The Goodwill Industries Building is a former knitting factory in Milwaukee, Wisconsin where Oliver and Robert Friedman developed innovative rehab programs for the blind and mentally handicapped in the 1930s and 40s. The building was added to the National Register of Historic Places in 2004.

==History==
The Van Dyke Knitting Company was a producer of "fine grade" ribbed underwear, founded in 1885 by a family of prominent Milwaukee lawyers, with a factory on S. Water Street. In 1913 the company built the four-story mill building, designed by Herman J. Esser. Over the years they added on, assembling most of the current complex by 1925. In the 1930s the company moved its manufacturing operation from Milwaukee to McComb, Mississippi.
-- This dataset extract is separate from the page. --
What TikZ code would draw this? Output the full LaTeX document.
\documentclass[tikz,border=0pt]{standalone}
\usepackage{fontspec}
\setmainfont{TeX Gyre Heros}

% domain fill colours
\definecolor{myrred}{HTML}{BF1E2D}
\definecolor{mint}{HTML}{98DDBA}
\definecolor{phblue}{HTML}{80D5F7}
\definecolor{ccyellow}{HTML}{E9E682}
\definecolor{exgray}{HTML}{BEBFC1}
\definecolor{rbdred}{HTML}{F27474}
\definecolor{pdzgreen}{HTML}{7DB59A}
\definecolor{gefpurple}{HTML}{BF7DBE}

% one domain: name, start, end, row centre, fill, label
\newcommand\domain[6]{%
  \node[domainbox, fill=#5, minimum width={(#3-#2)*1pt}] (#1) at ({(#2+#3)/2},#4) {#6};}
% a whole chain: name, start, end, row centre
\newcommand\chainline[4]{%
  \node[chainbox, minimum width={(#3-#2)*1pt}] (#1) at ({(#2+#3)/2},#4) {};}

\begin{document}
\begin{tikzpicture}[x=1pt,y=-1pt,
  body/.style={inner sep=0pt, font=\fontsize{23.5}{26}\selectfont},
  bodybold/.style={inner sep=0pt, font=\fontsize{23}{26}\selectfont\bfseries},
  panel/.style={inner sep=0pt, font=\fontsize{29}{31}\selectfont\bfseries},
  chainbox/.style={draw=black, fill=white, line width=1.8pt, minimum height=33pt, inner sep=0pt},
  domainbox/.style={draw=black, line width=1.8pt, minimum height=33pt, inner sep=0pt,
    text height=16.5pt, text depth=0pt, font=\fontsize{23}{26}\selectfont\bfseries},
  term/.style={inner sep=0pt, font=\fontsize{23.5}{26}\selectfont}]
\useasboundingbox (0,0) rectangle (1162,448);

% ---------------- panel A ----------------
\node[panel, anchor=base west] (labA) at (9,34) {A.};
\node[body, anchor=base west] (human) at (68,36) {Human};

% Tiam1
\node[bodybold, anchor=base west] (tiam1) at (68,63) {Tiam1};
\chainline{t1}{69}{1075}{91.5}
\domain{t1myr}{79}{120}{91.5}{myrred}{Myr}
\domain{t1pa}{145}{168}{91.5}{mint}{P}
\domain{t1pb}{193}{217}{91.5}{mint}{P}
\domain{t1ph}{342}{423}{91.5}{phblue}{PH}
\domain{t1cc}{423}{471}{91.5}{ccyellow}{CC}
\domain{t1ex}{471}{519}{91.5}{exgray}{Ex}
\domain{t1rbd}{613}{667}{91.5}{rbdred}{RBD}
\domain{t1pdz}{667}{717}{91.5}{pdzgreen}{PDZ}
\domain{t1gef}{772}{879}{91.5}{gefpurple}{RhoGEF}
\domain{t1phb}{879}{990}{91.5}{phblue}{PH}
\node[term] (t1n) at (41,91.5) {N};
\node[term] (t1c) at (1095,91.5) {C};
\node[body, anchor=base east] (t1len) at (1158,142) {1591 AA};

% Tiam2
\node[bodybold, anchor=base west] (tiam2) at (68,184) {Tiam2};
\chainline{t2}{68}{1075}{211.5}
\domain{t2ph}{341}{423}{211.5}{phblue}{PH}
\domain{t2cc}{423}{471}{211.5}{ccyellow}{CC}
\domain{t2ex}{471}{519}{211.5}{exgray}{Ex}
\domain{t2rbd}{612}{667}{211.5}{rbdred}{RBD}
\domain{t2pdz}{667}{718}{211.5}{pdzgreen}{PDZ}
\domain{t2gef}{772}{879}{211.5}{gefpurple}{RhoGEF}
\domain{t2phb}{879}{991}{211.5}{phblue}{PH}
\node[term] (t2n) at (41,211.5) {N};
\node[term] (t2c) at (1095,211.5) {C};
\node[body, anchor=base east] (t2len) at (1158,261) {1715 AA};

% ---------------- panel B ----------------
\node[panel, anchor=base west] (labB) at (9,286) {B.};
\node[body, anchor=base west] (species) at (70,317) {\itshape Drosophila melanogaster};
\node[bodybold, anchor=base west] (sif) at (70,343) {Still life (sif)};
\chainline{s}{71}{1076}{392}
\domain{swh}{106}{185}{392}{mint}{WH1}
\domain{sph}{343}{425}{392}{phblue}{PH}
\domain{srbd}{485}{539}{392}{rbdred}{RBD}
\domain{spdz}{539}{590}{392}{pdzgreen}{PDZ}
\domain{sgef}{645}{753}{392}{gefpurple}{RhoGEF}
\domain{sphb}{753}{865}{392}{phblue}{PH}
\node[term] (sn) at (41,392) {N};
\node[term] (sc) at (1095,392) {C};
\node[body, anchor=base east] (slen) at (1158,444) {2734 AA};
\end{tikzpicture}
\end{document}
Goodwill Industries bought the factory in Milwaukee the following year. Goodwill had started in 1902 as a mission project of Dr. Edgar J. Helms, a Methodist minister in South Boston. Helms aimed to provide training and employment for the disadvantaged and disabled. In 1910 his operation expanded from Boston nationwide. After 1915 the organization assumed the name 'Goodwill.'

Milwaukee Goodwill Industries was formed in 1917. Helms appointed Oliver Friedman executive secretary of the Milwaukee organization in 1921. Friedman built the organization to nearly a hundred by the mid-1930s. Milwaukee Goodwill had outgrown the vacant church it was operating from when the Van Dyke complex became available, and bought Van Dyke's plant in 1936. Over the years, Friedman developed the idea that Goodwill could provide more than employment. He envisioned the organization developing seven aspects of rehabilitation: physical rehab, mental and emotional rehab, spiritual guidance, vocational guidance and training, educational guidance, economic rehab, and social adjustment. In 1937 and '38 he started an Occupational Therapy Department within the Milwaukee Goodwill - the first such venture in any rehab organization in the U.S. In 1938 Friedman succeeded Helms as head of Goodwill Industries nationwide. During WWII the organization led salvage drives and fundraising efforts.
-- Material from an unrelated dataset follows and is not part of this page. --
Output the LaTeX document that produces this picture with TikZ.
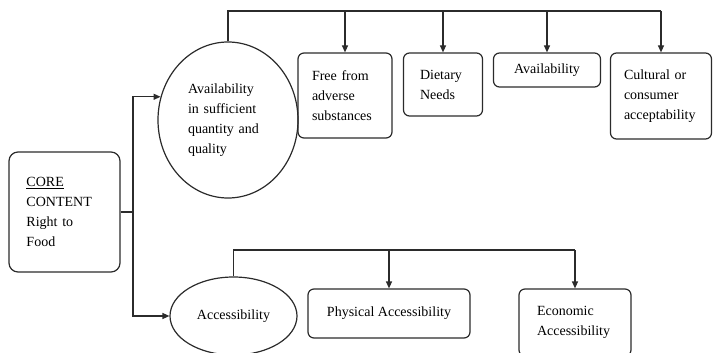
\documentclass[tikz,border=0pt]{standalone}
\usepackage{fontspec}
\setmainfont{Liberation Serif}
\usetikzlibrary{shapes.geometric,arrows.meta}
\definecolor{ink}{HTML}{2B2B2B}
\begin{document}
\begin{tikzpicture}[x=1pt,y=-1pt,
  every node/.style={font=\fontsize{14}{20}\selectfont, text=black},
  line/.style={draw=ink, line width=1.2pt},
  arr/.style={line, -{Triangle[length=7pt,width=6pt]}},
  rbox/.style={draw=ink, line width=1.2pt, rounded corners=6pt, inner sep=0pt, align=left},
  oval/.style={draw=ink, line width=1.2pt, ellipse, inner sep=0pt, align=left}]
\useasboundingbox (0,0) rectangle (713,353);

% root
\node[rbox, rounded corners=9pt, minimum width=111, minimum height=120, text width=76] (core) at (64.5,212)
  {\underline{CORE}\\CONTENT\\Right to\\Food};

% first branch: availability
\node[oval, minimum width=140, minimum height=156, text width=80] (avail) at (228,120)
  {Availability\\in sufficient\\quantity and\\quality};
\node[rbox, minimum width=94, minimum height=85, text width=66] (free) at (345,95.5)
  {Free from\\adverse\\substances};
\node[rbox, minimum width=79, minimum height=63, text width=46] (diet) at (443,84.5)
  {Dietary\\Needs};
\node[rbox, minimum width=107, minimum height=34, align=center] (avl) at (547,70)
  {Availability};
\node[rbox, minimum width=101, minimum height=86, text width=74] (cult) at (661,96)
  {Cultural or\\consumer\\acceptability};

% second branch: accessibility
\node[oval, minimum width=127, minimum height=78, align=center] (access) at (233.5,316)
  {Accessibility};
\node[rbox, minimum width=162, minimum height=49, align=center] (phys) at (389,313.5)
  {Physical Accessibility};
\node[rbox, minimum width=112, minimum height=67, text width=76] (econ) at (575,322.5)
  {Economic\\Accessibility};

% root to branches
\coordinate (split) at (133,212);
\draw[line] (core.east) -- (split);
\draw[arr] (split) |- (avail.161);
\draw[arr] (split) |- (access.west);

% upper bus
\coordinate (topbus) at (0,11);
\draw[line] (avail.north) -- (avail.north |- topbus) -- (cult.north |- topbus);
\foreach \t in {free,diet,avl,cult}
  \draw[arr] (\t.north |- topbus) -- (\t.north);

% lower bus
\coordinate (lowbus) at (0,250);
\draw[line] (access.north) -- (access.north |- lowbus) -- (econ.north |- lowbus);
\foreach \t in {phys,econ}
  \draw[arr] (\t.north |- lowbus) -- (\t.north);
\end{tikzpicture}
\end{document}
Robert Friedmann, Oliver's son, was named managing director of the Milwaukee unit in 1942. He pioneered jobs for blind and mentally handicapped people, connecting them with local companies that needed packing and assembly. He also started providing personal counselors who coordinated services customized for each worker.

In 1963 Goodwill moved to 6055 North 91st Street. Brill Bros. manufactured clothes in the plant until the late 1990s. In 2003 the building was converted to apartments.